Data excerpt>
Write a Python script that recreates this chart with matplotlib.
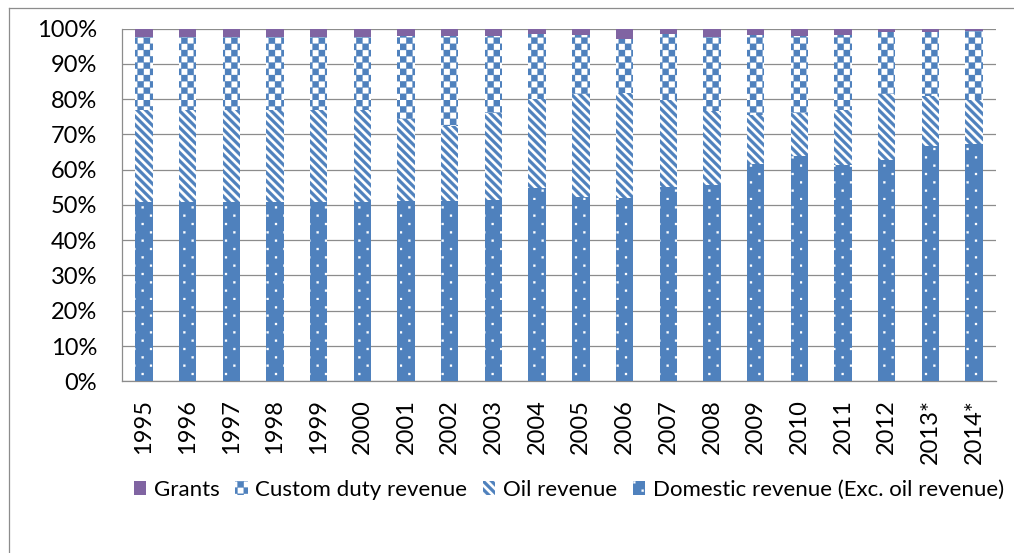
import numpy as np
import matplotlib
matplotlib.use("Agg")
import matplotlib.pyplot as plt
import matplotlib.hatch as mhatch
from matplotlib.path import Path
from matplotlib.lines import Line2D
from matplotlib.ticker import FuncFormatter

# ---------------- data (percent shares) ----------------
years = ["1995", "1996", "1997", "1998", "1999", "2000", "2001", "2002", "2003", "2004",
         "2005", "2006", "2007", "2008", "2009", "2010", "2011", "2012", "2013*", "2014*"]
domestic = [50.8, 50.8, 50.9, 50.8, 50.8, 50.8, 51.0, 51.1, 51.5, 54.8,
            52.2, 51.9, 55.1, 55.7, 61.7, 63.9, 61.3, 62.7, 66.7, 67.4]
oil = [26.0, 26.0, 26.1, 26.0, 26.0, 26.0, 23.4, 21.4, 24.6, 25.3,
       29.3, 29.9, 24.5, 20.8, 13.7, 12.2, 15.5, 18.8, 14.3, 12.2]
custom = [20.9, 20.9, 20.7, 20.9, 20.9, 20.9, 23.5, 25.5, 21.9, 18.4,
          16.7, 15.1, 18.9, 21.2, 22.8, 21.8, 21.4, 17.4, 17.9, 19.7]
grants = [2.3, 2.3, 2.3, 2.3, 2.3, 2.3, 2.1, 2.0, 2.0, 1.5,
          1.8, 3.1, 1.5, 2.3, 1.8, 2.1, 1.8, 1.1, 1.1, 0.7]
series_names = ["Domestic revenue (Exc. oil revenue)", "Oil revenue",
                "Custom duty revenue", "Grants"]
yticks = [0, 10, 20, 30, 40, 50, 60, 70, 80, 90, 100]

BLUE = "#4F81BD"
PURPLE = "#8064A2"
GRID = "#8C8C8C"


# ---------------- custom Excel-like fill patterns ----------------
def _square(x0, y0, s):
    return [[x0, y0], [x0 + s, y0], [x0 + s, y0 + s], [x0, y0 + s], [x0, y0]]

_SQ_CODES = [Path.MOVETO, Path.LINETO, Path.LINETO, Path.LINETO, Path.CLOSEPOLY]


class Checker(mhatch.HatchPatternBase):
    """checkerboard, char 'x'"""
    def __init__(self, hatch, density):
        k = hatch.count('x')
        self.n = 16 * k
        self.num_vertices = (self.n * self.n // 2) * 5

    def set_vertices_and_codes(self, vertices, codes):
        n = self.n
        s = 1.0 / n
        vs, cs = [], []
        for i in range(n):
            for j in range(n):
                if (i + j) % 2 == 0:
                    vs.extend(_square(i * s, j * s, s))
                    cs.extend(_SQ_CODES)
        vertices[:] = np.array(vs)
        codes[:] = np.array(cs)


class WideDiag(mhatch.HatchPatternBase):
    """wide downward diagonal stripes, char '\\'"""
    def __init__(self, hatch, density):
        k = hatch.count('\\')
        self.n = 12 * k
        self.num_vertices = (2 * self.n + 1) * 5 if k else 0

    def set_vertices_and_codes(self, vertices, codes):
        n = self.n
        w = 0.5 / n
        vs, cs = [], []
        for k in range(2 * n + 1):
            c = k / n
            vs.extend([[0, c], [0, c + w], [1, c + w - 1], [1, c - 1], [0, c]])
            cs.extend(_SQ_CODES)
        vertices[:] = np.array(vs)
        codes[:] = np.array(cs)


class SparseDots(mhatch.HatchPatternBase):
    """sparse staggered small dots, char '.'"""
    def __init__(self, hatch, density):
        k = hatch.count('.')
        self.rows = 12 * k
        self.cols = 6 * k
        self.num_vertices = self.rows * self.cols * 5 if k else 0

    def set_vertices_and_codes(self, vertices, codes):
        dy = 1.0 / self.rows
        dx = 1.0 / self.cols
        s = 0.02
        vs, cs = [], []
        for j in range(self.rows):
            off = (j % 2) * dx / 2
            for i in range(self.cols):
                vs.extend(_square(i * dx + off, j * dy, s))
                cs.extend(_SQ_CODES)
        vertices[:] = np.array(vs)
        codes[:] = np.array(cs)


mhatch._hatch_types = [Checker, WideDiag, SparseDots]
plt.rcParams['hatch.linewidth'] = 0.2
plt.rcParams['font.family'] = ['Lato', 'DejaVu Sans']

# ---------------- figure ----------------
W, H = 1014, 553
fig = plt.figure(figsize=(W / 100, H / 100), dpi=100)
ax = fig.add_axes([122 / W, 1 - 381.3 / H, (996 - 122) / W, (381.3 - 28.5) / H])

x = np.arange(len(years))
bw = 0.40
dom = np.array(domestic)
oi = np.array(oil)
cu = np.array(custom)
gr = np.array(grants)

b_dom = ax.bar(x, dom, bw, facecolor=BLUE, edgecolor="white", linewidth=0,
               hatch='.', label=series_names[0], zorder=3)
b_oil = ax.bar(x, oi, bw, bottom=dom, facecolor="white", edgecolor=BLUE,
               linewidth=0, hatch='\\', label=series_names[1], zorder=3)
b_cus = ax.bar(x, cu, bw, bottom=dom + oi, facecolor="white", edgecolor=BLUE,
               linewidth=0, hatch='x', label=series_names[2], zorder=3)
b_gr = ax.bar(x, gr, bw, bottom=dom + oi + cu, facecolor=PURPLE, edgecolor=PURPLE,
              linewidth=0, label=series_names[3], zorder=3)

ax.set_xlim(-0.5, len(years) - 0.5)
ax.set_ylim(0, 100)
ax.set_yticks(yticks)
ax.yaxis.set_major_formatter(FuncFormatter(lambda v, p: f"{int(round(v))}%"))
ax.set_xticks(x)
ax.set_xticklabels(years, rotation=90)
ax.tick_params(axis='y', length=0, pad=18, labelsize=17, colors='black')
ax.tick_params(axis='x', length=0, pad=13, labelsize=17, colors='black')

ax.grid(axis='y', color=GRID, linewidth=0.9, zorder=0)
for side in ['top', 'right']:
    ax.spines[side].set_visible(False)
for side in ['left', 'bottom']:
    ax.spines[side].set_color(GRID)
    ax.spines[side].set_linewidth(0.9)

# legend
handles = [b_gr, b_cus, b_oil, b_dom]
labels = [series_names[3], series_names[2], series_names[1], series_names[0]]
fig.legend(handles, labels, loc='center', bbox_to_anchor=(569 / W, 1 - 490 / H),
           ncol=4, frameon=False, fontsize=16, handlelength=0.55, handleheight=0.55,
           handletextpad=0.35, columnspacing=0.7, borderaxespad=0)

# outer chart frame (only top and left visible in reference)
fig.add_artist(Line2D([8.5 / W, 8.5 / W], [0, 1 - 7.5 / H], transform=fig.transFigure,
                      color="#8C8C8C", linewidth=0.9))
fig.add_artist(Line2D([8.5 / W, 1], [1 - 7.5 / H, 1 - 7.5 / H], transform=fig.transFigure,
                      color="#8C8C8C", linewidth=0.9))

fig.savefig("out.png", dpi=100)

Instruction> Return each line of the data, keeping its wording exact and omitting pictures.

Solution to the problem>
Write a Python script that recreates this chart with matplotlib.
import numpy as np
import matplotlib
matplotlib.use("Agg")
import matplotlib.pyplot as plt
import matplotlib.hatch as mhatch
from matplotlib.path import Path
from matplotlib.lines import Line2D
from matplotlib.ticker import FuncFormatter

# ---------------- data (percent shares) ----------------
years = ["1995", "1996", "1997", "1998", "1999", "2000", "2001", "2002", "2003", "2004",
         "2005", "2006", "2007", "2008", "2009", "2010", "2011", "2012", "2013*", "2014*"]
domestic = [50.8, 50.8, 50.9, 50.8, 50.8, 50.8, 51.0, 51.1, 51.5, 54.8,
            52.2, 51.9, 55.1, 55.7, 61.7, 63.9, 61.3, 62.7, 66.7, 67.4]
oil = [26.0, 26.0, 26.1, 26.0, 26.0, 26.0, 23.4, 21.4, 24.6, 25.3,
       29.3, 29.9, 24.5, 20.8, 13.7, 12.2, 15.5, 18.8, 14.3, 12.2]
custom = [20.9, 20.9, 20.7, 20.9, 20.9, 20.9, 23.5, 25.5, 21.9, 18.4,
          16.7, 15.1, 18.9, 21.2, 22.8, 21.8, 21.4, 17.4, 17.9, 19.7]
grants = [2.3, 2.3, 2.3, 2.3, 2.3, 2.3, 2.1, 2.0, 2.0, 1.5,
          1.8, 3.1, 1.5, 2.3, 1.8, 2.1, 1.8, 1.1, 1.1, 0.7]
series_names = ["Domestic revenue (Exc. oil revenue)", "Oil revenue",
                "Custom duty revenue", "Grants"]
yticks = [0, 10, 20, 30, 40, 50, 60, 70, 80, 90, 100]

BLUE = "#4F81BD"
PURPLE = "#8064A2"
GRID = "#8C8C8C"


# ---------------- custom Excel-like fill patterns ----------------
def _square(x0, y0, s):
    return [[x0, y0], [x0 + s, y0], [x0 + s, y0 + s], [x0, y0 + s], [x0, y0]]

_SQ_CODES = [Path.MOVETO, Path.LINETO, Path.LINETO, Path.LINETO, Path.CLOSEPOLY]


class Checker(mhatch.HatchPatternBase):
    """checkerboard, char 'x'"""
    def __init__(self, hatch, density):
        k = hatch.count('x')
        self.n = 16 * k
        self.num_vertices = (self.n * self.n // 2) * 5

    def set_vertices_and_codes(self, vertices, codes):
        n = self.n
        s = 1.0 / n
        vs, cs = [], []
        for i in range(n):
            for j in range(n):
                if (i + j) % 2 == 0:
                    vs.extend(_square(i * s, j * s, s))
                    cs.extend(_SQ_CODES)
        vertices[:] = np.array(vs)
        codes[:] = np.array(cs)


class WideDiag(mhatch.HatchPatternBase):
    """wide downward diagonal stripes, char '\\'"""
    def __init__(self, hatch, density):
        k = hatch.count('\\')
        self.n = 12 * k
        self.num_vertices = (2 * self.n + 1) * 5 if k else 0

    def set_vertices_and_codes(self, vertices, codes):
        n = self.n
        w = 0.5 / n
        vs, cs = [], []
        for k in range(2 * n + 1):
            c = k / n
            vs.extend([[0, c], [0, c + w], [1, c + w - 1], [1, c - 1], [0, c]])
            cs.extend(_SQ_CODES)
        vertices[:] = np.array(vs)
        codes[:] = np.array(cs)


class SparseDots(mhatch.HatchPatternBase):
    """sparse staggered small dots, char '.'"""
    def __init__(self, hatch, density):
        k = hatch.count('.')
        self.rows = 12 * k
        self.cols = 6 * k
        self.num_vertices = self.rows * self.cols * 5 if k else 0

    def set_vertices_and_codes(self, vertices, codes):
        dy = 1.0 / self.rows
        dx = 1.0 / self.cols
        s = 0.02
        vs, cs = [], []
        for j in range(self.rows):
            off = (j % 2) * dx / 2
            for i in range(self.cols):
                vs.extend(_square(i * dx + off, j * dy, s))
                cs.extend(_SQ_CODES)
        vertices[:] = np.array(vs)
        codes[:] = np.array(cs)


mhatch._hatch_types = [Checker, WideDiag, SparseDots]
plt.rcParams['hatch.linewidth'] = 0.2
plt.rcParams['font.family'] = ['Lato', 'DejaVu Sans']

# ---------------- figure ----------------
W, H = 1014, 553
fig = plt.figure(figsize=(W / 100, H / 100), dpi=100)
ax = fig.add_axes([122 / W, 1 - 381.3 / H, (996 - 122) / W, (381.3 - 28.5) / H])

x = np.arange(len(years))
bw = 0.40
dom = np.array(domestic)
oi = np.array(oil)
cu = np.array(custom)
gr = np.array(grants)

b_dom = ax.bar(x, dom, bw, facecolor=BLUE, edgecolor="white", linewidth=0,
               hatch='.', label=series_names[0], zorder=3)
b_oil = ax.bar(x, oi, bw, bottom=dom, facecolor="white", edgecolor=BLUE,
               linewidth=0, hatch='\\', label=series_names[1], zorder=3)
b_cus = ax.bar(x, cu, bw, bottom=dom + oi, facecolor="white", edgecolor=BLUE,
               linewidth=0, hatch='x', label=series_names[2], zorder=3)
b_gr = ax.bar(x, gr, bw, bottom=dom + oi + cu, facecolor=PURPLE, edgecolor=PURPLE,
              linewidth=0, label=series_names[3], zorder=3)

ax.set_xlim(-0.5, len(years) - 0.5)
ax.set_ylim(0, 100)
ax.set_yticks(yticks)
ax.yaxis.set_major_formatter(FuncFormatter(lambda v, p: f"{int(round(v))}%"))
ax.set_xticks(x)
ax.set_xticklabels(years, rotation=90)
ax.tick_params(axis='y', length=0, pad=18, labelsize=17, colors='black')
ax.tick_params(axis='x', length=0, pad=13, labelsize=17, colors='black')

ax.grid(axis='y', color=GRID, linewidth=0.9, zorder=0)
for side in ['top', 'right']:
    ax.spines[side].set_visible(False)
for side in ['left', 'bottom']:
    ax.spines[side].set_color(GRID)
    ax.spines[side].set_linewidth(0.9)

# legend
handles = [b_gr, b_cus, b_oil, b_dom]
labels = [series_names[3], series_names[2], series_names[1], series_names[0]]
fig.legend(handles, labels, loc='center', bbox_to_anchor=(569 / W, 1 - 490 / H),
           ncol=4, frameon=False, fontsize=16, handlelength=0.55, handleheight=0.55,
           handletextpad=0.35, columnspacing=0.7, borderaxespad=0)

# outer chart frame (only top and left visible in reference)
fig.add_artist(Line2D([8.5 / W, 8.5 / W], [0, 1 - 7.5 / H], transform=fig.transFigure,
                      color="#8C8C8C", linewidth=0.9))
fig.add_artist(Line2D([8.5 / W, 1], [1 - 7.5 / H, 1 - 7.5 / H], transform=fig.transFigure,
                      color="#8C8C8C", linewidth=0.9))

fig.savefig("out.png", dpi=100)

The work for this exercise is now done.